Фернанда не зря опасалась нищеты, когда отказалась от работы, чтобы жить с художником без единого су в кармане. Зимой 1904/05 года у них не было денег на уголь — печь оставалась ледяной, а чтобы хоть как-то согреться, она вынуждена была оставаться в постели. К счастью, друзья старались им помочь, чем могли. Так, Пако Дуррио, например, оставлял перед дверью банку сардин, хлеб, бутылку вина. Иной раз друзья давали даже деньги, в том числе и Макс Жакоб, который сам пребывал в крайне бедственном положении.

Доведенные до отчаяния, влюбленные иногда прибегали к хитрости, заказывая доставку товара на дом: когда посыльный привозил им, например, пакет с углем, Фернанда кричала через дверь:

— Я не могу сейчас открыть вам — я голая… Пожалуйста, оставьте пакет у порога, я заплачу вам в следующий раз.

Подобным трюком они выигрывали еще неделю, во время которой Пабло удавалось заработать несколько су…
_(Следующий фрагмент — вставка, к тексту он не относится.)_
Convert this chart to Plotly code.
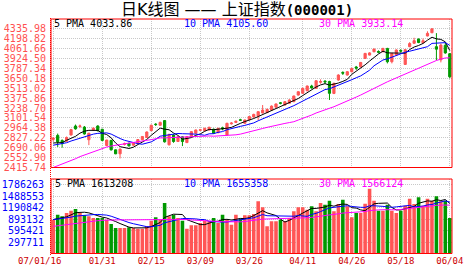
import plotly.graph_objects as go
import pandas as pd

# ---------------- data ----------------
dates = [
    "2007-01-16","2007-01-17","2007-01-18","2007-01-19","2007-01-22","2007-01-23","2007-01-24","2007-01-25",
    "2007-01-26","2007-01-29","2007-01-30","2007-01-31","2007-02-01","2007-02-02","2007-02-05","2007-02-06",
    "2007-02-07","2007-02-08","2007-02-09","2007-02-12","2007-02-13","2007-02-14","2007-02-15","2007-02-16",
    "2007-02-26","2007-02-27","2007-02-28","2007-03-01","2007-03-02","2007-03-05","2007-03-06","2007-03-07",
    "2007-03-08","2007-03-09","2007-03-12","2007-03-13","2007-03-14","2007-03-15","2007-03-16","2007-03-19",
    "2007-03-20","2007-03-21","2007-03-22","2007-03-23","2007-03-26","2007-03-27","2007-03-28","2007-03-29",
    "2007-03-30","2007-04-02","2007-04-03","2007-04-04","2007-04-05","2007-04-06","2007-04-09","2007-04-10",
    "2007-04-11","2007-04-12","2007-04-13","2007-04-16","2007-04-17","2007-04-18","2007-04-19","2007-04-20",
    "2007-04-23","2007-04-24","2007-04-25","2007-04-26","2007-04-27","2007-04-30","2007-05-08","2007-05-09",
    "2007-05-10","2007-05-11","2007-05-14","2007-05-15","2007-05-16","2007-05-17","2007-05-18","2007-05-21",
    "2007-05-22","2007-05-23","2007-05-24","2007-05-25","2007-05-28","2007-05-29","2007-05-30","2007-05-31",
    "2007-06-01","2007-06-04",
]
opens = [2805,2860,2790,2780,2865,2990,2983,2975,2800,2935,2990,2945,2720,2790,2660,2605,
         2735,2750,2725,2748,2800,2830,2925,3015,3000,3065,2730,2865,2775,2840,2760,2842,
         2890,2930,2925,2935,2945,2897,2965,2866,3020,3040,3075,3028,3075,3115,3128,3170,
         3175,3210,3250,3310,3280,3305,3326,3418,3442,3478,3543,3511,3595,3610,3606,3440,
         3626,3731,3695,3741,3806,3810,3925,3971,4017,4021,4017,4063,3879,3972,4036,3842,
         4087,4134,4193,4140,4235,4280,4087,3905,4105,3990]
highs = [2838,2885,2805,2845,2950,3010,3010,2990,2895,2970,3000,2950,2800,2800,2665,2680,
         2760,2760,2760,2810,2850,2915,3010,3030,3050,3068,2885,2875,2850,2850,2850,2920,
         2940,2950,2965,2980,2955,2965,2980,3035,3045,3065,3090,3080,3125,3160,3195,3280,
         3230,3275,3300,3320,3335,3360,3410,3470,3520,3550,3560,3625,3635,3625,3615,3591,
         3706,3746,3751,3796,3821,3876,4001,4011,4061,4036,4071,4071,4001,4051,4051,4054,
         4150,4210,4200,4200,4300,4335.96,4275,4130,4140,4000]
lows = [2775,2700,2690,2770,2860,2940,2960,2870,2725,2925,2915,2780,2710,2650,2600,2541,
        2720,2705,2715,2740,2795,2825,2920,2990,2995,2760,2720,2758,2770,2712,2755,2835,
        2885,2920,2920,2930,2880,2890,2930,2860,3010,3035,3060,3020,3070,3105,3073,3165,
        3170,3205,3245,3290,3275,3300,3320,3410,3435,3470,3510,3505,3575,3575,3350,3431,
        3616,3696,3686,3731,3766,3801,3916,3966,4011,3996,4011,3856,3856,3966,4006,3834,
        4080,4125,4135,4135,4230,4275,3900,3870,3990,3650]
closes = [2821,2770,2745,2830,2940,2950,2990,2880,2890,2960,2925,2790,2795,2660,2605,2670,
          2745,2715,2750,2803,2845,2907,3000,3010,3040,2771,2870,2775,2842,2775,2842,2912,
          2935,2937,2958,2972,2890,2958,2950,3027,3030,3055,3070,3073,3120,3150,3188,3210,
          3220,3265,3295,3305,3326,3350,3405,3464,3511,3543,3515,3616,3605,3600,3442,3579,
          3695,3721,3741,3786,3791,3869,3994,4001,4054,4011,4063,3879,3994,4041,4026,4046,
          4130,4170,4145,4170,4272,4334.92,4053.09,4109.65,4000.74,3670.40]
volumes = [879000,1009000,965000,1050000,1113000,1154000,1050000,991000,965000,921000,921000,921000,
           879000,765000,661000,661000,661000,679000,661000,645000,645000,705000,853000,939000,
           879000,1310000,965000,1009000,921000,853000,645000,731000,731000,791000,853000,835000,
           921000,791000,1009000,879000,749000,1009000,905000,991000,991000,1024000,1354000,1198000,
           705000,835000,835000,879000,835000,921000,1094000,1198000,1198000,1138000,1224000,1094000,
           1310000,1268000,1372000,1094000,1284000,1398000,1224000,939000,1050000,1050000,1294000,1683000,
           1372000,1113000,1113000,1268000,1113000,1050000,1113000,1242000,1424000,1284000,1457000,1242000,
           1424000,1372000,1483000,1354000,1372000,921000]
# trading days before the window (needed by the moving averages)
prior_closes = [2070,2119,2142,2118,2146,2112,2165,2214,2198,2218,2223,2255,2221,2280,2347,2384,
                2448,2445,2545,2576,2646,2715,2641,2707,2757,2773,2720,2668,2795]
prior_volumes = [520000,540000,560000,530000,580000,560000,600000,620000,590000,610000,630000,650000,
                 600000,660000,680000,700000,690000,660000,710000,650000,850000,880000,900000,860000,
                 890000,920000,870000,880000,860000]

price_ticks = ["4335.98","4198.82","4061.66","3924.50","3787.34","3650.18","3513.02","3375.86",
               "3238.70","3101.54","2964.38","2827.22","2690.06","2552.90","2415.74"]
volume_ticks = ["1786263","1488553","1190842","893132","595421","297711"]
x_tick_dates = ["2007-01-16","2007-01-31","2007-02-15","2007-03-09","2007-03-26",
                "2007-04-11","2007-04-26","2007-05-18","2007-06-04"]
x_tick_text = ["07/01/16","01/31","02/15","03/09","03/26","04/11","04/26","05/18","06/04"]
title_main = "日K线图 —— 上证指数"
title_code = "(000001)"
price_pma_text = ["5 PMA 4033.86", "10 PMA 4105.60", "30 PMA 3933.14"]
volume_pma_text = ["5 PMA 1613208", "10 PMA 1655358", "30 PMA 1566124"]

# ---------------- styling ----------------
W, H = 472, 273
L, R = 51, 452
RED = "#ff5555"
GREEN = "#009900"
FRAME = "#ff0000"
GRID = "#c8c8c8"
MA_COLORS = ["#000000", "#0000ff", "#ff00ff"]
MONO = "DejaVu Sans Mono"

def py(p):
    return 1 - p / H

def px(p):
    return (p - L) / (R - L)

idx = list(range(len(dates)))
tickvals = [dates.index(d) for d in x_tick_dates]
# first label sits left of its bar in the reference: pad it on the right
tick_text_shown = [x_tick_text[0] + "\u00a0" * 5] + x_tick_text[1:]

c_all = pd.Series(prior_closes + closes, dtype=float)
v_all = pd.Series(prior_volumes + volumes, dtype=float)
n0 = len(prior_closes)
price_ma = [c_all.rolling(n).mean().iloc[n0:].tolist() for n in (5, 10, 30)]
vol_ma = [v_all.rolling(n).mean().iloc[n0:].tolist() for n in (5, 10, 30)]
bar_colors = [RED if c >= o else GREEN for o, c in zip(opens, closes)]

fig = go.Figure()
fig.add_trace(go.Candlestick(
    x=idx, open=opens, high=highs, low=lows, close=closes,
    increasing=dict(line=dict(color=RED, width=1), fillcolor=RED),
    decreasing=dict(line=dict(color=GREEN, width=1), fillcolor=GREEN),
    whiskerwidth=0, xaxis="x", yaxis="y", hoverinfo="skip"))
for ma, col in zip(price_ma, MA_COLORS):
    fig.add_trace(go.Scatter(x=idx, y=ma, mode="lines", line=dict(color=col, width=1),
                             xaxis="x", yaxis="y", hoverinfo="skip"))
fig.add_trace(go.Bar(x=idx, y=volumes, marker=dict(color=bar_colors, line=dict(width=0)),
                     xaxis="x2", yaxis="y2", hoverinfo="skip"))
for ma, col in zip(vol_ma, MA_COLORS):
    fig.add_trace(go.Scatter(x=idx, y=ma, mode="lines", line=dict(color=col, width=1),
                             xaxis="x2", yaxis="y2", hoverinfo="skip"))

xcommon = dict(range=[-0.5, len(dates) - 0.5], tickvals=tickvals, showgrid=True,
               gridcolor=GRID, griddash="1px,1px", gridwidth=1, zeroline=False,
               showline=False, automargin=False)
fig.update_layout(
    template="none",
    width=W, height=H,
    margin=dict(l=L, r=W - R, t=0, b=0),
    paper_bgcolor="white", plot_bgcolor="white",
    showlegend=False, bargap=0.2,
    xaxis=dict(**xcommon, domain=[0, 1], anchor="y", showticklabels=False,
               rangeslider=dict(visible=False)),
    xaxis2=dict(**xcommon, domain=[0, 1], anchor="y2", matches="x",
                ticktext=tick_text_shown, showticklabels=True, ticks="", tickangle=0,
                tickfont=dict(family=MONO, size=9, color="#cc0000")),
    yaxis=dict(domain=[py(167.5), py(19)], range=[2415.74, 4470.2],
               tickvals=[float(t) for t in price_ticks], ticktext=price_ticks,
               ticks="outside", ticklen=2, tickcolor="rgba(0,0,0,0)",
               tickfont=dict(family=MONO, size=10, color="#ff5050"),
               showgrid=True, gridcolor=GRID, griddash="1px,1px", gridwidth=1,
               zeroline=False, showline=False, automargin=False),
    yaxis2=dict(domain=[py(253.5), py(179)], range=[0, 1934000],
                tickvals=[float(t) for t in volume_ticks], ticktext=volume_ticks,
                ticks="outside", ticklen=4, tickcolor="rgba(0,0,0,0)",
                tickfont=dict(family=MONO, size=10, color="#0000ff"),
                showgrid=True, gridcolor=GRID, griddash="1px,1px", gridwidth=1,
                zeroline=False, showline=False, automargin=False),
)

shapes = [
    dict(type="rect", xref="paper", yref="paper", x0=0, x1=1, y0=py(167.5), y1=py(19),
         line=dict(color=FRAME, width=1), layer="above"),
    dict(type="rect", xref="paper", yref="paper", x0=0, x1=1, y0=py(253.5), y1=py(179),
         line=dict(color=FRAME, width=1), layer="above"),
    dict(type="line", xref="paper", yref="paper", x0=px(50.5), x1=px(50.5), y0=py(255), y1=py(18),
         line=dict(color=FRAME, width=1, dash="1px,1px"), layer="above"),
]
fig.update_layout(shapes=shapes)

title_html = (title_main +
              "<span style=\"font-family:'DejaVu Sans Mono';font-weight:bold;font-size:14px\">"
              + title_code + "</span>")
ann = [dict(text=title_html, x=px(236.5), y=py(9.5), xref="paper", yref="paper",
            showarrow=False, xanchor="center", yanchor="middle", borderpad=0,
            font=dict(family="DejaVu Sans, Noto Sans CJK SC", size=16, color="#000000"))]
for t, xp, col in zip(price_pma_text, [53, 183, 318], MA_COLORS):
    ann.append(dict(text=t, x=px(xp), y=py(23.8), xref="paper", yref="paper", showarrow=False,
                    xanchor="left", yanchor="middle", borderpad=0,
                    font=dict(family=MONO, size=10, color=col)))
for t, xp, col in zip(volume_pma_text, [54, 183, 318], MA_COLORS):
    ann.append(dict(text=t, x=px(xp), y=py(183.5), xref="paper", yref="paper", showarrow=False,
                    xanchor="left", yanchor="middle", borderpad=0,
                    font=dict(family=MONO, size=10, color=col)))
fig.update_layout(annotations=ann)

fig.write_html("out.html")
Впрочем, Пикассо ненавидел продавать свои картины. Во-первых, он никогда не считал их окончательно завершенными и с огромным трудом расставался с ними. Во-вторых, ему было отвратительно торговаться, вступать в дискуссию, доказывая достоинства картины. Он не умел заключать сделки, что приводило его в ярость. Он предпочел бы просто отдать свои работы даром…

К счастью, преданные друзья, Макс Жакоб и Пако Дуррио, пытались помочь, продавая его рисунки. Это была крайне тяжелая и неприятная миссия. И все-таки они не всегда возвращались ни с чем.
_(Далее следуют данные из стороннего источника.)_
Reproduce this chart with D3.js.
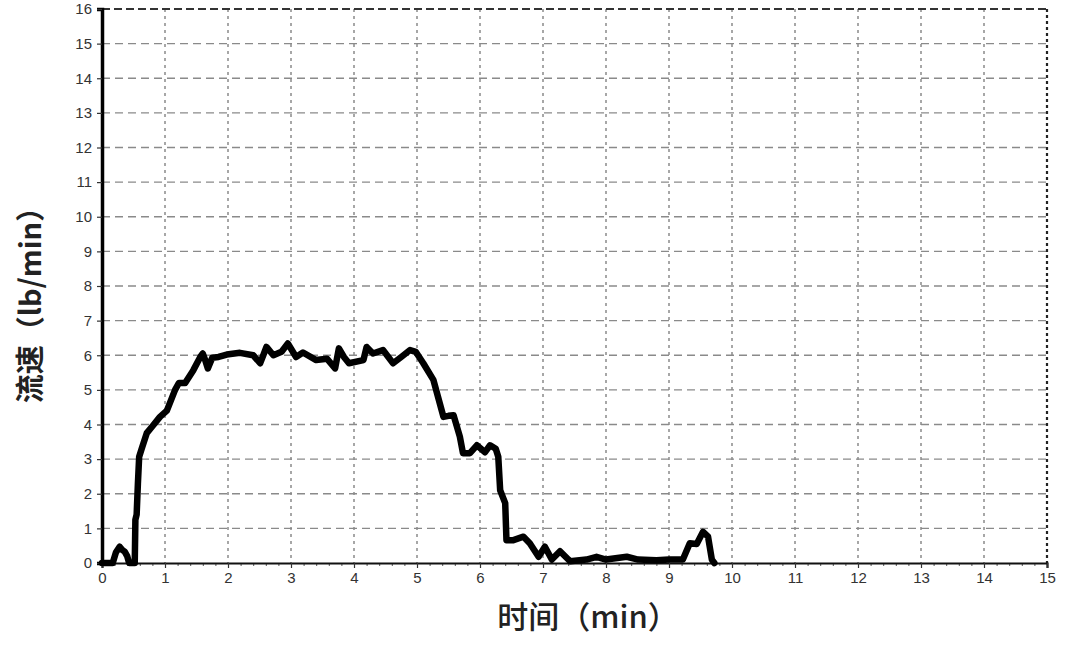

Макс Жакоб, к тому же, очень страдал от постоянного присутствия Фернанды рядом со своим идолом. Он с тоской вспоминал время, когда они с Пабло жили вместе на бульваре Вольтера… Тогда их связывали такие задушевные отношения, каких он больше никогда не испытает, в этом он не сомневался. И его охватила жгучая ревность к Фернанде, впрочем, он ее будет испытывать и ко всем последующим возлюбленным его Пабло. Но в то же время благодаря Пабло он встретил столько новых друзей, в первую очередь Андре Сальмона и Аполлинера.

В октябре 1904 года Маноло привел Андре Сальмона в Бато-Лавуар и познакомил его с Пикассо. Маноло надеялся, что после этого визита поэт, под впечатлением работ Пикассо, напишет о нем хвалебную статью. К сожалению, тогда он не написал ни строчки. Зато через пятьдесят лет он не забудет описать свою первую встречу с выдающимся художником и впечатление от его работ: «Я полностью погрузился в „голубой“ период… Керосиновая лампа на столе слабо освещала мастерскую, и Пикассо был вынужден демонстрировать свои полотна при трепещущем свете свечи, которую он держал высоко, в это время деликатно знакомил меня со своими обездоленными, голодными, увечными, несчастными матерями, лишенными молока, принадлежащими сверхреальному миру Голубой нищеты.

…Знаменитая прядь волос, ниспадающая на глаз цвета черной смородины; из-под распахнутой голубой куртки видна белая рубаха, подпоясанная темно-красным фланелевым поясом с бахромой. Довольно долго он будет пользоваться поясом такого типа, даже под жилетом своего первого вечернего костюма»[63].

63

Salmon A. Souvenirs sans fin. Première époque (1903–1908), Gallimard, Paris, 1955.